National Oceanic and
Atmospheric Administration
United States Department of Commerce

KEO mooring continues to monitor typhoons in the Pacific Ocean

The location of the KEO moored buoy shown on the right is denoted with a “K” on the Joint Typhoon Warning Center’s map of the forecasted Super Typhoon HAGISIB track.

The location of the KEO moored buoy shown on the right is denoted with a “K” on the Joint Typhoon Warning Center’s map of the forecasted Super Typhoon HAGISIB track. 

October 17, 2019

At the end of September, PMEL and partners aboard the Kaiyo Maru #1 successfully completed the Kuroshio Extension Observatory (KEO) mooring turnaround cruise during typhoon season. Although the cruise faced delays due to typhoon Tapah, the KEO mooring was both deployed and recovered successfully in a single 24-hour period, and was ready to observe Super Typhoon Hagibis, which made landfall on October 12. In addition to the mooring, four JAMSTEC backscatters meters and an underwater camera were deployed.

KEO continues to demonstrate its dual-purpose of relaying real-time weather information and contributing to longer climatological records.

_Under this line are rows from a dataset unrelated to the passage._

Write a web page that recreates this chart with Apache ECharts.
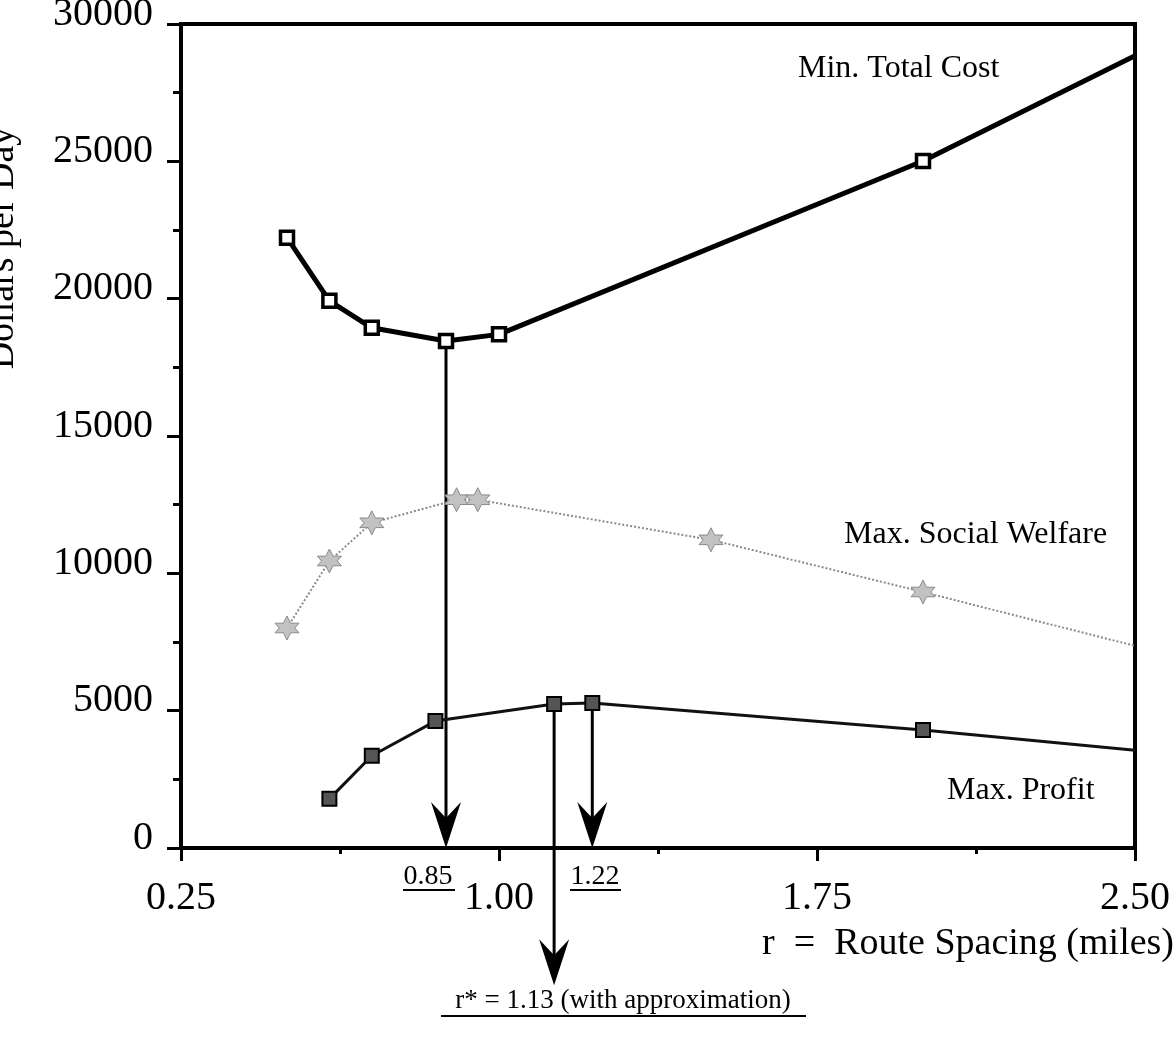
<!DOCTYPE html>
<html>
<head>
<meta charset="utf-8">
<title>Route spacing</title>
<script src="https://cdn.jsdelivr.net/npm/echarts@6/dist/echarts.min.js"></script>
<style>
  html, body { margin: 0; padding: 0; background: #fff; }
  #chart { width: 1176px; height: 1043px; }
</style>
</head>
<body>
<div id="chart"></div>
<script>
// route spacing r (miles) and dollars per day
var costR = [0.5, 0.6, 0.7, 0.875, 1.0, 2.0, 2.5];
var costVal = [22220, 19920, 18940, 18460, 18700, 25010, 28840];

var welfareR = [0.5, 0.6, 0.7, 0.9, 0.95, 1.5, 2.0, 2.5];
var welfareVal = [8010, 10450, 11840, 12680, 12680, 11220, 9320, 7360];

var profitR = [0.6, 0.7, 0.85, 1.13, 1.22, 2.0, 2.5];
var profitVal = [1790, 3360, 4620, 5240, 5280, 4300, 3560];

// arrows: x, from value, down to value
var arrowR = [0.875, 1.13, 1.22];
var arrowFrom = [18460, 5240, 5280];
var arrowTo = [0, -5000, 0];

var xTicks = [0.25, 1.00, 1.75, 2.50];
var yTicks = [0, 5000, 10000, 15000, 20000, 25000, 30000];

var serif = '"Liberation Serif", "DejaVu Serif", serif';

// last point of each curve sits on the right border without a marker
function pts(rs, vs) {
    var out = [];
    for (var i = 0; i < rs.length; i++) {
        if (rs[i] >= xTicks[xTicks.length - 1]) {
            out.push({ value: [rs[i], vs[i]], symbol: 'none' });
        } else {
            out.push([rs[i], vs[i]]);
        }
    }
    return out;
}

var arrowData = [];
for (var k = 0; k < arrowR.length; k++) {
    arrowData.push([arrowR[k], arrowFrom[k], arrowTo[k]]);
}

var star = 'path://M10,0 L13,6 L20,6 L16.5,10 L20,14 L13,14 L10,20 L7,14 L0,14 L3.5,10 L0,6 L7,6 Z';

var myChart = echarts.init(document.getElementById('chart'));

var option = {
    animation: false,
    backgroundColor: '#fff',
    grid: {
        left: 181, right: 41, top: 24, bottom: 195,
        outerBoundsMode: 'none',
        show: true, borderColor: '#000', borderWidth: 4
    },
    xAxis: {
        type: 'value',
        min: xTicks[0], max: xTicks[xTicks.length - 1], interval: 0.75,
        axisLine: { lineStyle: { color: '#000', width: 4 } },
        axisTick: { length: 13, lineStyle: { color: '#000', width: 3 } },
        minorTick: { show: true, splitNumber: 2, length: 6, lineStyle: { color: '#000', width: 3 } },
        splitLine: { show: false },
        axisLabel: {
            color: '#000', fontFamily: serif, fontSize: 40, margin: 30,
            showMinLabel: true, showMaxLabel: true,
            formatter: function (v) { return v.toFixed(2); }
        }
    },
    yAxis: {
        type: 'value',
        min: yTicks[0], max: yTicks[yTicks.length - 1], interval: 5000,
        axisLine: { lineStyle: { color: '#000', width: 4 } },
        axisTick: { length: 14, lineStyle: { color: '#000', width: 3 } },
        minorTick: { show: true, splitNumber: 2, length: 8, lineStyle: { color: '#000', width: 3 } },
        splitLine: { show: false },
        axisLabel: {
            color: '#000', fontFamily: serif, fontSize: 40, margin: 28,
            verticalAlign: 'bottom', lineHeight: 20,
            formatter: function (v) { return String(v); }
        }
    },
    series: [
        {
            type: 'custom',
            name: 'arrows',
            z: 1,
            clip: false,
            data: arrowData,
            renderItem: function (params, api) {
                var p1 = api.coord([api.value(0), api.value(1)]);
                var p2 = api.coord([api.value(0), api.value(2)]);
                return {
                    type: 'group',
                    children: [
                        {
                            type: 'line',
                            shape: { x1: p1[0], y1: p1[1], x2: p2[0], y2: p2[1] - 20 },
                            style: { stroke: '#000', lineWidth: 3 }
                        },
                        {
                            type: 'polygon',
                            shape: {
                                points: [
                                    [p2[0], p2[1]],
                                    [p2[0] - 15, p2[1] - 46],
                                    [p2[0], p2[1] - 30],
                                    [p2[0] + 15, p2[1] - 46]
                                ]
                            },
                            style: { fill: '#000' }
                        }
                    ]
                };
            }
        },
        {
            type: 'line',
            name: 'Max. Social Welfare',
            z: 2,
            data: pts(welfareR, welfareVal),
            lineStyle: { color: '#8a8a8a', width: 2, type: 'dotted' },
            symbol: star,
            symbolSize: 24,
            itemStyle: { color: '#c2c2c2', borderColor: '#8a8a8a', borderWidth: 1 }
        },
        {
            type: 'line',
            name: 'Max. Profit',
            z: 3,
            data: pts(profitR, profitVal),
            lineStyle: { color: '#111', width: 3 },
            symbol: 'rect',
            symbolSize: 14,
            itemStyle: { color: '#555', borderColor: '#000', borderWidth: 2 }
        },
        {
            type: 'line',
            name: 'Min. Total Cost',
            z: 4,
            data: pts(costR, costVal),
            lineStyle: { color: '#000', width: 5 },
            symbol: 'rect',
            symbolSize: 13,
            itemStyle: { color: '#fff', borderColor: '#000', borderWidth: 3.5 }
        }
    ],
    graphic: [
        {
            type: 'text', x: 3, y: 248, rotation: Math.PI / 2,
            style: { text: 'Dollars per Day', font: '38px ' + serif, fill: '#000', textAlign: 'center', textVerticalAlign: 'middle' }
        },
        {
            type: 'text', x: 798, y: 69,
            style: { text: 'Min. Total Cost', font: '32px ' + serif, fill: '#000', textAlign: 'left', textVerticalAlign: 'middle' }
        },
        {
            type: 'text', x: 844, y: 535,
            style: { text: 'Max. Social Welfare', font: '32px ' + serif, fill: '#000', textAlign: 'left', textVerticalAlign: 'middle' }
        },
        {
            type: 'text', x: 947, y: 791,
            style: { text: 'Max. Profit', font: '32px ' + serif, fill: '#000', textAlign: 'left', textVerticalAlign: 'middle' }
        },
        {
            type: 'text', x: 1174, y: 944,
            style: { text: 'r  =  Route Spacing (miles)', font: '38px ' + serif, fill: '#000', textAlign: 'right', textVerticalAlign: 'middle' }
        },
        {
            type: 'text', x: 428, y: 877,
            style: { text: '0.85', font: '28px ' + serif, fill: '#000', textAlign: 'center', textVerticalAlign: 'middle' }
        },
        { type: 'line', shape: { x1: 403, y1: 890, x2: 455, y2: 890 }, style: { stroke: '#000', lineWidth: 2 } },
        {
            type: 'text', x: 595, y: 877,
            style: { text: '1.22', font: '28px ' + serif, fill: '#000', textAlign: 'center', textVerticalAlign: 'middle' }
        },
        { type: 'line', shape: { x1: 570, y1: 890, x2: 621, y2: 890 }, style: { stroke: '#000', lineWidth: 2 } },
        {
            type: 'text', x: 623, y: 1001,
            style: { text: 'r* = 1.13 (with approximation)', font: '27px ' + serif, fill: '#000', textAlign: 'center', textVerticalAlign: 'middle' }
        },
        { type: 'line', shape: { x1: 441, y1: 1016, x2: 806, y2: 1016 }, style: { stroke: '#000', lineWidth: 2 } }
    ]
};

myChart.setOption(option);
</script>
</body>
</html>
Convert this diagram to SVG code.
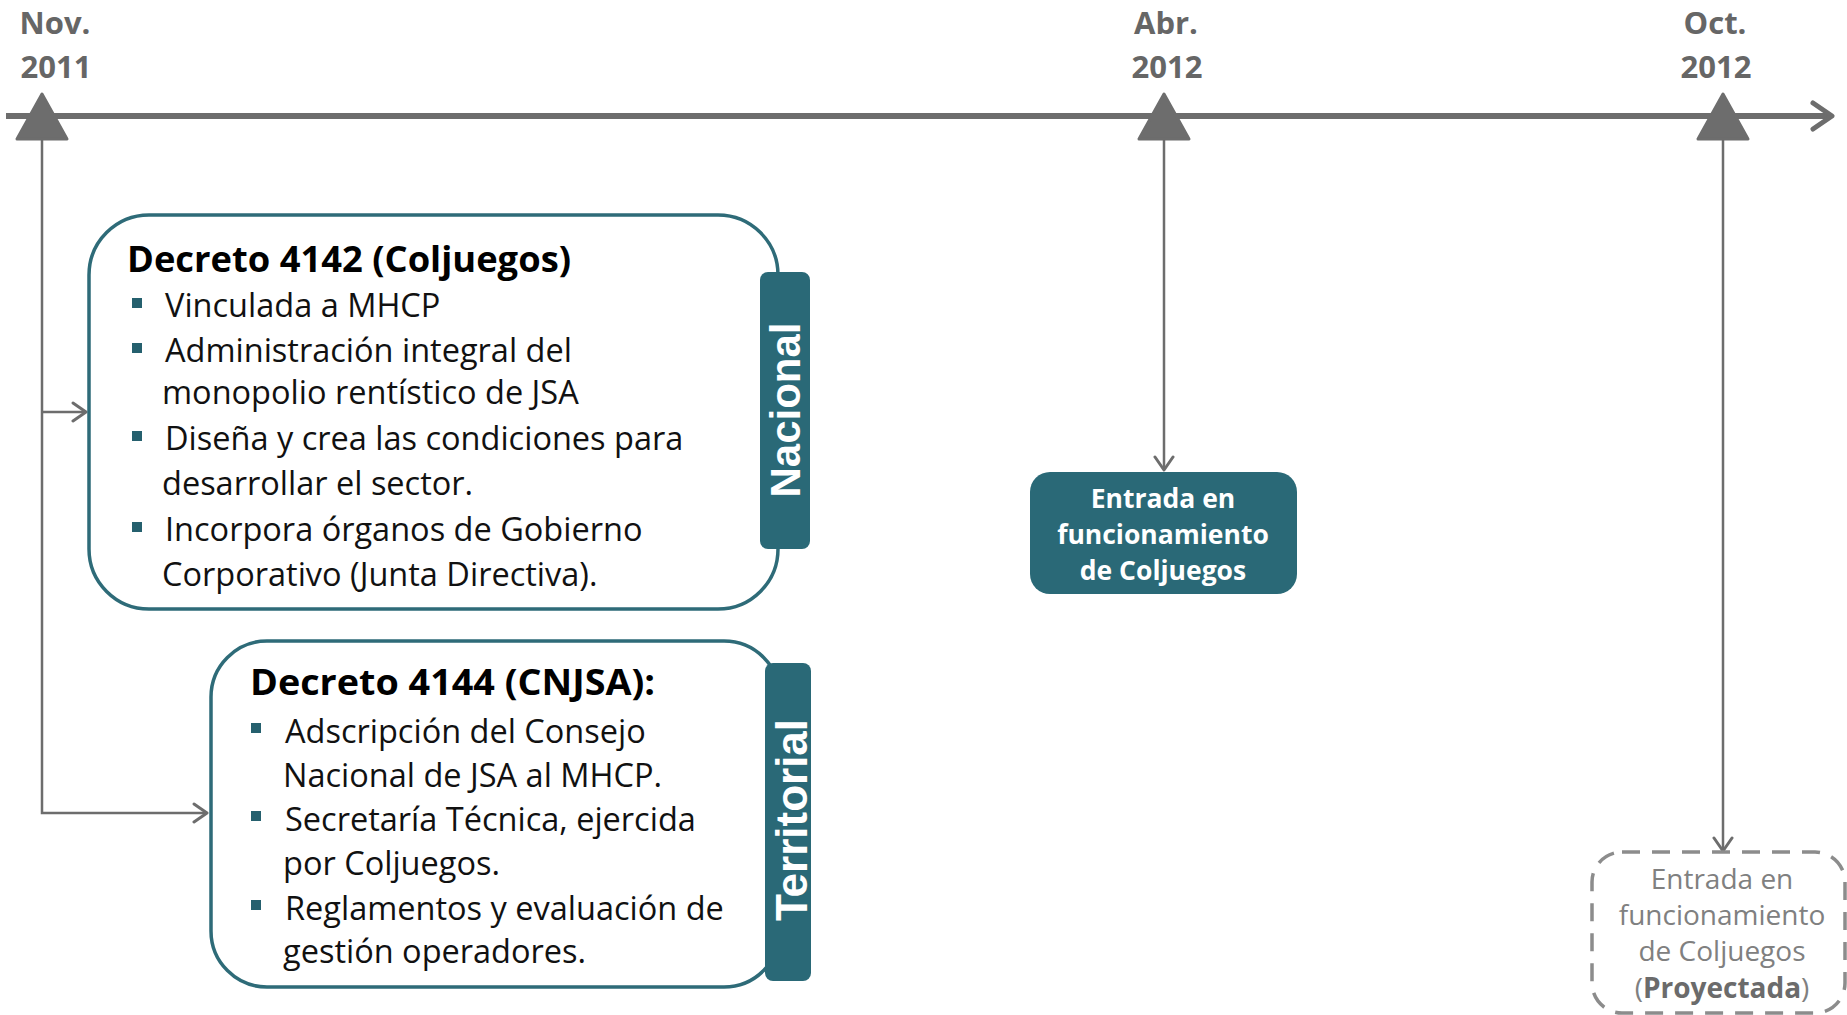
<svg xmlns="http://www.w3.org/2000/svg" width="1847" height="1015" viewBox="0 0 1847 1015">
<defs>
<style>
.date{font-family:"Open Sans",sans-serif;font-weight:bold;font-size:31px;fill:#666666;text-anchor:middle}
.box{fill:#ffffff;stroke:#2e6b78;stroke-width:3.5}
.tab{fill:#2a6977}
.tabtxt{font-family:"Liberation Sans",Arial,sans-serif;font-weight:bold;font-size:42px;fill:#ffffff;text-anchor:middle}
.title{font-family:"Open Sans",sans-serif;font-weight:bold;font-size:36px;fill:#000000}
.item{font-family:"Open Sans",sans-serif;font-size:32.5px;fill:#111111}
.bul{fill:#25606e}
.conn{stroke:#6d6d6d;stroke-width:2.5;fill:none}
.ent{font-family:"Open Sans",sans-serif;font-weight:bold;font-size:26.5px;fill:#ffffff;text-anchor:middle}
.proj{font-family:"Open Sans",sans-serif;font-size:28px;fill:#808080;text-anchor:middle}
</style>
<marker id="chev" markerUnits="userSpaceOnUse" markerWidth="20" markerHeight="24" refX="15" refY="10" orient="auto" viewBox="0 0 20 20">
<path d="M2,1 L15,10 L2,19" fill="none" stroke="#6d6d6d" stroke-width="3" stroke-linecap="round" stroke-linejoin="round"/>
</marker>
<marker id="bigchev" markerUnits="userSpaceOnUse" markerWidth="28" markerHeight="32" refX="22" refY="15" orient="auto" viewBox="0 0 28 30">
<path d="M3,2 L22,15 L3,28" fill="none" stroke="#6d6d6d" stroke-width="5" stroke-linecap="round" stroke-linejoin="round"/>
</marker>
</defs>

<g id="connectors">
<line class="conn" x1="6" y1="116" x2="1832" y2="116" marker-end="url(#bigchev)" style="stroke-width:6"/>
<polyline class="conn" points="42,139 42,813 207,813" marker-end="url(#chev)"/>
<polyline class="conn" points="42,412 86,412" marker-end="url(#chev)"/>
<line class="conn" x1="1164" y1="139" x2="1164" y2="470" marker-end="url(#chev)"/>
<line class="conn" x1="1723" y1="139" x2="1723" y2="851" marker-end="url(#chev)"/>
</g>

<g id="markers">
<polygon points="42,94 67,139 17,139" fill="#6d6d6d" stroke="#6d6d6d" stroke-width="3" stroke-linejoin="round"/>
<polygon points="1164,94 1189,139 1139,139" fill="#6d6d6d" stroke="#6d6d6d" stroke-width="3" stroke-linejoin="round"/>
<polygon points="1723,94 1748,139 1698,139" fill="#6d6d6d" stroke="#6d6d6d" stroke-width="3" stroke-linejoin="round"/>
</g>

<g id="date-nov">
<text class="date" x="55" y="34">Nov.</text>
<text class="date" x="56" y="78">2011</text>
</g>
<g id="date-abr">
<text class="date" x="1166" y="34">Abr.</text>
<text class="date" x="1167" y="78">2012</text>
</g>
<g id="date-oct">
<text class="date" x="1715" y="34">Oct.</text>
<text class="date" x="1716" y="78">2012</text>
</g>

<g id="decreto-4142">
<rect class="box" x="89" y="215" width="689" height="394" rx="60" ry="60"/>
<rect class="tab" x="760" y="272" width="50" height="277" rx="8" ry="8"/>
<text class="tabtxt" transform="translate(800,410) rotate(-90)">Nacional</text>
<text class="title" x="127" y="272" textLength="444" lengthAdjust="spacingAndGlyphs">Decreto 4142 (Coljuegos)</text>
<rect class="bul" x="132" y="298" width="10" height="10"/>
<text class="item" x="165" y="317">Vinculada a MHCP</text>
<rect class="bul" x="132" y="343" width="10" height="10"/>
<text class="item" x="165" y="362">Administración integral del</text>
<text class="item" x="162" y="404">monopolio rentístico de JSA</text>
<rect class="bul" x="132" y="431" width="10" height="10"/>
<text class="item" x="165" y="450">Diseña y crea las condiciones para</text>
<text class="item" x="162" y="495">desarrollar el sector.</text>
<rect class="bul" x="132" y="522" width="10" height="10"/>
<text class="item" x="165" y="541">Incorpora órganos de Gobierno</text>
<text class="item" x="162" y="586">Corporativo (Junta Directiva).</text>
</g>

<g id="decreto-4144">
<rect class="box" x="211" y="641" width="569" height="346" rx="56" ry="56"/>
<rect class="tab" x="765" y="663" width="46" height="318" rx="8" ry="8"/>
<text class="tabtxt" transform="translate(807,820) rotate(-90)" style="font-size:44px">Territorial</text>
<text class="title" x="250" y="695" textLength="405" lengthAdjust="spacingAndGlyphs">Decreto 4144 (CNJSA):</text>
<rect class="bul" x="251" y="723" width="10" height="10"/>
<text class="item" x="285" y="743">Adscripción del Consejo</text>
<text class="item" x="283" y="787">Nacional de JSA al MHCP.</text>
<rect class="bul" x="251" y="811" width="10" height="10"/>
<text class="item" x="285" y="831">Secretaría Técnica, ejercida</text>
<text class="item" x="283" y="875">por Coljuegos.</text>
<rect class="bul" x="251" y="900" width="10" height="10"/>
<text class="item" x="285" y="920">Reglamentos y evaluación de</text>
<text class="item" x="283" y="963">gestión operadores.</text>
</g>

<g id="entrada">
<rect x="1030" y="472" width="267" height="122" rx="20" ry="20" fill="#2a6977"/>
<text class="ent" x="1163" y="508">Entrada en</text>
<text class="ent" x="1163" y="544">funcionamiento</text>
<text class="ent" x="1163" y="580">de Coljuegos</text>
</g>

<g id="entrada-proyectada">
<rect x="1592" y="852" width="253" height="161" rx="30" ry="30" fill="none" stroke="#8c8c8c" stroke-width="3.5" stroke-dasharray="18,12"/>
<text class="proj" x="1722" y="889">Entrada en</text>
<text class="proj" x="1722" y="925">funcionamiento</text>
<text class="proj" x="1722" y="961">de Coljuegos</text>
<text class="proj" x="1722" y="998">(<tspan font-weight="bold" fill="#6b6b6b">Proyectada</tspan>)</text>
</g>
</svg>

The KEO mooring is also known as a storm mooring due to its prime location to observe the transition of tropical cyclones to extra-tropical storms and measure the exchanges of heat and moisture between the atmosphere and ocean during these storms. Partners such as the Japan Agency for Marine-Earth Science and Technology (JAMSTEC) use the KEO mooring site to conduct their own research and enhance the mooring with additional sensors.

Typhoons are common in the western North Pacific in the summer and fall. On average, a typhoon passes within 500 nautical miles of the KEO mooring every two weeks during the peak of the tropical cyclone season. Data from ocean climate stations moorings can be used to help improve weather and storm forecasts, inform climate projections, and verify satellite products and models. The Kuroshio Extension current carries warm water into the North Pacific and is a region where the ocean generally loses heat to the atmosphere. The exchange of heat and moisture into the atmosphere is an important factor in the development of storms over the north Pacific before they reach the United States.